La publication de la Revue trimestrielle sur l’emploi et la situation sociale est l’occasion pour la Commission européenne de rappeler certaines de ses initiatives en la matière. Dans son communiqué, celle-ci évoque ainsi son Paquet Investissements sociaux de février 2013, dans lequel elle appelle les États membres à "donner la priorité aux investissements sociaux et à moderniser leur système de protection sociale, car une utilisation plus efficiente et efficace des budgets sociaux aujourd’hui évitera de devoir demain payer une addition sociale bien plus salée". La Commission estime en particulier que ce paquet donne aux États membres de nombreuses indications concernant les mesures d’investissement dans l’enfance, l’inclusion active, la santé et les soins de longue durée, les sans-abri et une politique sociale innovante; il leur fournit également des orientations sur la manière d’utiliser au mieux l’aide financière reçue de l’UE, provenant notamment du Fonds social européen, pour réaliser ces objectifs.

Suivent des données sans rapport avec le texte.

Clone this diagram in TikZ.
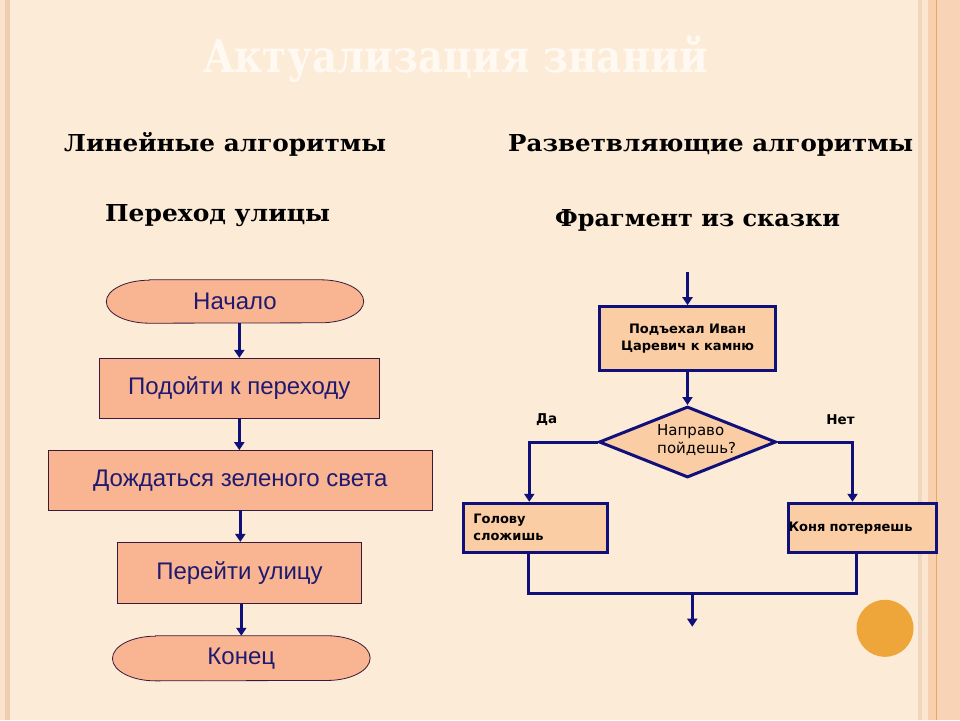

La garantie pour la jeunesse – qui vise à faire en sorte que tous les jeunes jusqu’à l’âge de 25 ans se voient proposer une offre de qualité portant sur un emploi, un complément de formation, un apprentissage ou un stage dans les quatre mois suivant la perte de leur emploi ou leur sortie de l’enseignement formel –, est aussi considéré par la Commission comme une mesure susceptible d’améliorer la situation. La garantie avait été proposée en décembre 2012 et adoptée par le Conseil des ministres de l’UE en avril 2013.
"Elle obéit à une logique très simple – veiller à ce qu’aucun jeune ne demeure inactif ou chômeur pendant plus de quatre mois", plaide la Commission. Selon l’exécutif européen, elle devrait en effet "permettre aux jeunes de trouver un emploi adapté à leur éducation, à leurs compétences et à leur expérience ou d’acquérir l’éducation, les compétences et l’expérience directement utiles pour augmenter leurs chances de trouver un emploi".
"Elle figure parmi les réformes structurelles les plus importantes et les plus urgentes à mener à bien par les États membres pour enrayer le chômage des jeunes et faciliter leur passage du système éducatif au monde du travail", conclut la Commission.